THE PROBLEM ▸ Write out the material exactly. Do not include the pictures.

INFORMATION PROVIDED ▸
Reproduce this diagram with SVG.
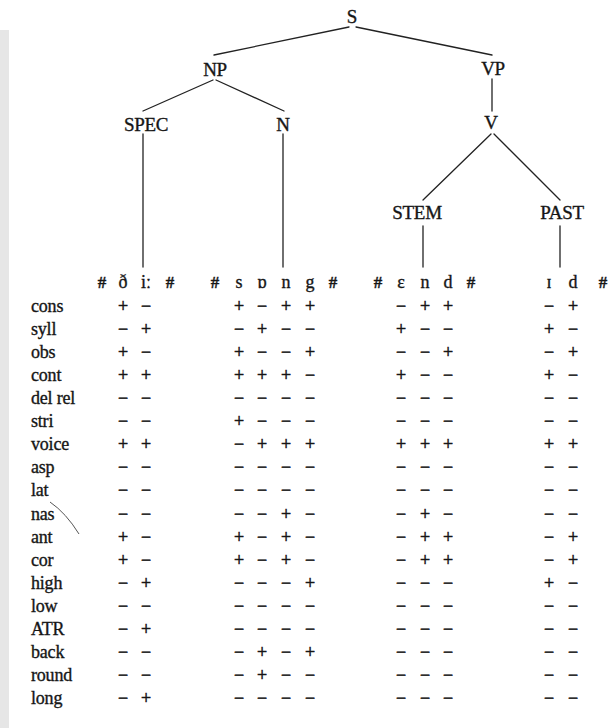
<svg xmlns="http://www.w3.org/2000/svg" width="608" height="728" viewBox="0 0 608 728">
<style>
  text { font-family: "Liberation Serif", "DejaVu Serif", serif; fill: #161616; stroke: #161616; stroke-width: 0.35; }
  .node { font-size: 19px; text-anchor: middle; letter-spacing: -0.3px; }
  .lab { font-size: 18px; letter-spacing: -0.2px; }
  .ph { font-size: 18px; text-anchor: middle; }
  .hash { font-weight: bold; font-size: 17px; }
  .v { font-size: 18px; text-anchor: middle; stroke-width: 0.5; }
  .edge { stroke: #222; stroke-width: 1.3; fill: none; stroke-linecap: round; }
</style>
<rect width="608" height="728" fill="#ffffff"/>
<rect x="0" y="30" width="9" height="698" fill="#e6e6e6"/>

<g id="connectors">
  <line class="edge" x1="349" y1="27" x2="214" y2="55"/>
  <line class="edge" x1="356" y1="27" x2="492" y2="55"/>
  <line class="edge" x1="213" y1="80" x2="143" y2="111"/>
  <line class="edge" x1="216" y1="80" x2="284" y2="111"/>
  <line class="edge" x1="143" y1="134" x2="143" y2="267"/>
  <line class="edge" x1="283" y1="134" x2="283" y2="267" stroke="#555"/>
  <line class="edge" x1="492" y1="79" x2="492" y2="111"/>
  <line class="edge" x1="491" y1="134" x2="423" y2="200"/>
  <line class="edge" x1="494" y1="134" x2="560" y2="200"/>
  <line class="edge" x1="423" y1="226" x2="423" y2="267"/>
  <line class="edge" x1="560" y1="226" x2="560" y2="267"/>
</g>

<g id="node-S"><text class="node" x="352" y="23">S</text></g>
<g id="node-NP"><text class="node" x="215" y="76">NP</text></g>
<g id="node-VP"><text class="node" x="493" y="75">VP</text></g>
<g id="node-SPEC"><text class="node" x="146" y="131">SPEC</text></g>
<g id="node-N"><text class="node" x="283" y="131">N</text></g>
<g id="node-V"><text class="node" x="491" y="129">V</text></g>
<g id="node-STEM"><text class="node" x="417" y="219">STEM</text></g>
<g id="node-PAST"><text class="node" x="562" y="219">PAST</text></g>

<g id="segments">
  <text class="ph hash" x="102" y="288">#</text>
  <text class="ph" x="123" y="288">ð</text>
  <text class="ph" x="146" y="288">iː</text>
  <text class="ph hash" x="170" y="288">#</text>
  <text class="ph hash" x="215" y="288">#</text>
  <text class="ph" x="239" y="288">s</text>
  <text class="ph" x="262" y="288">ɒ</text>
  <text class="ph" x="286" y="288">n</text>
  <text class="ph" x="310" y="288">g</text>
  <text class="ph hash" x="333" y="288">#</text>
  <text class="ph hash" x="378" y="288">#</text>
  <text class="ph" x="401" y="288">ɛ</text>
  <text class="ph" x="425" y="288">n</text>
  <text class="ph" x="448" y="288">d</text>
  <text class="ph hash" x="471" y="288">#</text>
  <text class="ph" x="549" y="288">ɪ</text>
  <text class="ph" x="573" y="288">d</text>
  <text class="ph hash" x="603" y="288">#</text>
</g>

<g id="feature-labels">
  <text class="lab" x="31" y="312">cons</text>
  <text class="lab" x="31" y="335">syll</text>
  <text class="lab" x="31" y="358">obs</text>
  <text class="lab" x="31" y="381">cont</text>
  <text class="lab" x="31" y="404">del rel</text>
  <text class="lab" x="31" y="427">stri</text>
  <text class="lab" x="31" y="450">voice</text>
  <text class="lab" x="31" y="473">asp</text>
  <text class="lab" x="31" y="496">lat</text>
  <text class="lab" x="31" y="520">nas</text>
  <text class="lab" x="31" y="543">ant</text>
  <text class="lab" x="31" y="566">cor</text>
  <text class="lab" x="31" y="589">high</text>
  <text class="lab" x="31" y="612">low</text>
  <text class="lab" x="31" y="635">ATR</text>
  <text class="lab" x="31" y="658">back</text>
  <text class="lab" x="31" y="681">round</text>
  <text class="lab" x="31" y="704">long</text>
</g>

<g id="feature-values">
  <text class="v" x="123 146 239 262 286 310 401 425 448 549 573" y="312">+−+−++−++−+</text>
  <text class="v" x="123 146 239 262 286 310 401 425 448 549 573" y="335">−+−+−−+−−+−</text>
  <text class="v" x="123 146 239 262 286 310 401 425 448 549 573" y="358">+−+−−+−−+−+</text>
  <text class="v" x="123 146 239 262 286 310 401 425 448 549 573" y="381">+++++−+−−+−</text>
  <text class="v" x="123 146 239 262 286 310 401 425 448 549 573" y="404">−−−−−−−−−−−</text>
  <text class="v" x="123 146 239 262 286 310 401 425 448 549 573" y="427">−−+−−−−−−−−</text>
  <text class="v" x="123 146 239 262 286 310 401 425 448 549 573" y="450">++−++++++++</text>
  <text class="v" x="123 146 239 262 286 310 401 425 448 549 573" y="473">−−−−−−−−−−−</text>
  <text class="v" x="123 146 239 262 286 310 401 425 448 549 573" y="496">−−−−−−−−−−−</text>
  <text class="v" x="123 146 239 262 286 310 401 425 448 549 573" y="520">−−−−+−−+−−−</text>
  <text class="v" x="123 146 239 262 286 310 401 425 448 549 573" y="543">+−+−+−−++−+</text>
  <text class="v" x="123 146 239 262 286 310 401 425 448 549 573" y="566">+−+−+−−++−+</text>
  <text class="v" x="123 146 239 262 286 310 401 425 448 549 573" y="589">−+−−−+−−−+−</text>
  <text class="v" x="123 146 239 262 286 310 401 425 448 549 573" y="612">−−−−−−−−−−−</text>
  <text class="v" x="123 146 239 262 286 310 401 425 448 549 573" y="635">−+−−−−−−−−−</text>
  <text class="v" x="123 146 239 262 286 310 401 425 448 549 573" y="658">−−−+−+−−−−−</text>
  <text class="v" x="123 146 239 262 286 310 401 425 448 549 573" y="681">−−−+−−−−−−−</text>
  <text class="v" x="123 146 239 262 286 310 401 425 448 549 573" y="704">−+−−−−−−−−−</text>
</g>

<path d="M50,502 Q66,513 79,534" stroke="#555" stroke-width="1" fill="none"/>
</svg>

WRITTEN ANSWER ▸
Reproduce this diagram with SVG.
<svg xmlns="http://www.w3.org/2000/svg" width="608" height="728" viewBox="0 0 608 728">
<style>
  text { font-family: "Liberation Serif", "DejaVu Serif", serif; fill: #161616; stroke: #161616; stroke-width: 0.35; }
  .node { font-size: 19px; text-anchor: middle; letter-spacing: -0.3px; }
  .lab { font-size: 18px; letter-spacing: -0.2px; }
  .ph { font-size: 18px; text-anchor: middle; }
  .hash { font-weight: bold; font-size: 17px; }
  .v { font-size: 18px; text-anchor: middle; stroke-width: 0.5; }
  .edge { stroke: #222; stroke-width: 1.3; fill: none; stroke-linecap: round; }
</style>
<rect width="608" height="728" fill="#ffffff"/>
<rect x="0" y="30" width="9" height="698" fill="#e6e6e6"/>

<g id="connectors">
  <line class="edge" x1="349" y1="27" x2="214" y2="55"/>
  <line class="edge" x1="356" y1="27" x2="492" y2="55"/>
  <line class="edge" x1="213" y1="80" x2="143" y2="111"/>
  <line class="edge" x1="216" y1="80" x2="284" y2="111"/>
  <line class="edge" x1="143" y1="134" x2="143" y2="267"/>
  <line class="edge" x1="283" y1="134" x2="283" y2="267" stroke="#555"/>
  <line class="edge" x1="492" y1="79" x2="492" y2="111"/>
  <line class="edge" x1="491" y1="134" x2="423" y2="200"/>
  <line class="edge" x1="494" y1="134" x2="560" y2="200"/>
  <line class="edge" x1="423" y1="226" x2="423" y2="267"/>
  <line class="edge" x1="560" y1="226" x2="560" y2="267"/>
</g>

<g id="node-S"><text class="node" x="352" y="23">S</text></g>
<g id="node-NP"><text class="node" x="215" y="76">NP</text></g>
<g id="node-VP"><text class="node" x="493" y="75">VP</text></g>
<g id="node-SPEC"><text class="node" x="146" y="131">SPEC</text></g>
<g id="node-N"><text class="node" x="283" y="131">N</text></g>
<g id="node-V"><text class="node" x="491" y="129">V</text></g>
<g id="node-STEM"><text class="node" x="417" y="219">STEM</text></g>
<g id="node-PAST"><text class="node" x="562" y="219">PAST</text></g>

<g id="segments">
  <text class="ph hash" x="102" y="288">#</text>
  <text class="ph" x="123" y="288">ð</text>
  <text class="ph" x="146" y="288">iː</text>
  <text class="ph hash" x="170" y="288">#</text>
  <text class="ph hash" x="215" y="288">#</text>
  <text class="ph" x="239" y="288">s</text>
  <text class="ph" x="262" y="288">ɒ</text>
  <text class="ph" x="286" y="288">n</text>
  <text class="ph" x="310" y="288">g</text>
  <text class="ph hash" x="333" y="288">#</text>
  <text class="ph hash" x="378" y="288">#</text>
  <text class="ph" x="401" y="288">ɛ</text>
  <text class="ph" x="425" y="288">n</text>
  <text class="ph" x="448" y="288">d</text>
  <text class="ph hash" x="471" y="288">#</text>
  <text class="ph" x="549" y="288">ɪ</text>
  <text class="ph" x="573" y="288">d</text>
  <text class="ph hash" x="603" y="288">#</text>
</g>

<g id="feature-labels">
  <text class="lab" x="31" y="312">cons</text>
  <text class="lab" x="31" y="335">syll</text>
  <text class="lab" x="31" y="358">obs</text>
  <text class="lab" x="31" y="381">cont</text>
  <text class="lab" x="31" y="404">del rel</text>
  <text class="lab" x="31" y="427">stri</text>
  <text class="lab" x="31" y="450">voice</text>
  <text class="lab" x="31" y="473">asp</text>
  <text class="lab" x="31" y="496">lat</text>
  <text class="lab" x="31" y="520">nas</text>
  <text class="lab" x="31" y="543">ant</text>
  <text class="lab" x="31" y="566">cor</text>
  <text class="lab" x="31" y="589">high</text>
  <text class="lab" x="31" y="612">low</text>
  <text class="lab" x="31" y="635">ATR</text>
  <text class="lab" x="31" y="658">back</text>
  <text class="lab" x="31" y="681">round</text>
  <text class="lab" x="31" y="704">long</text>
</g>

<g id="feature-values">
  <text class="v" x="123 146 239 262 286 310 401 425 448 549 573" y="312">+−+−++−++−+</text>
  <text class="v" x="123 146 239 262 286 310 401 425 448 549 573" y="335">−+−+−−+−−+−</text>
  <text class="v" x="123 146 239 262 286 310 401 425 448 549 573" y="358">+−+−−+−−+−+</text>
  <text class="v" x="123 146 239 262 286 310 401 425 448 549 573" y="381">+++++−+−−+−</text>
  <text class="v" x="123 146 239 262 286 310 401 425 448 549 573" y="404">−−−−−−−−−−−</text>
  <text class="v" x="123 146 239 262 286 310 401 425 448 549 573" y="427">−−+−−−−−−−−</text>
  <text class="v" x="123 146 239 262 286 310 401 425 448 549 573" y="450">++−++++++++</text>
  <text class="v" x="123 146 239 262 286 310 401 425 448 549 573" y="473">−−−−−−−−−−−</text>
  <text class="v" x="123 146 239 262 286 310 401 425 448 549 573" y="496">−−−−−−−−−−−</text>
  <text class="v" x="123 146 239 262 286 310 401 425 448 549 573" y="520">−−−−+−−+−−−</text>
  <text class="v" x="123 146 239 262 286 310 401 425 448 549 573" y="543">+−+−+−−++−+</text>
  <text class="v" x="123 146 239 262 286 310 401 425 448 549 573" y="566">+−+−+−−++−+</text>
  <text class="v" x="123 146 239 262 286 310 401 425 448 549 573" y="589">−+−−−+−−−+−</text>
  <text class="v" x="123 146 239 262 286 310 401 425 448 549 573" y="612">−−−−−−−−−−−</text>
  <text class="v" x="123 146 239 262 286 310 401 425 448 549 573" y="635">−+−−−−−−−−−</text>
  <text class="v" x="123 146 239 262 286 310 401 425 448 549 573" y="658">−−−+−+−−−−−</text>
  <text class="v" x="123 146 239 262 286 310 401 425 448 549 573" y="681">−−−+−−−−−−−</text>
  <text class="v" x="123 146 239 262 286 310 401 425 448 549 573" y="704">−+−−−−−−−−−</text>
</g>

<path d="M50,502 Q66,513 79,534" stroke="#555" stroke-width="1" fill="none"/>
</svg>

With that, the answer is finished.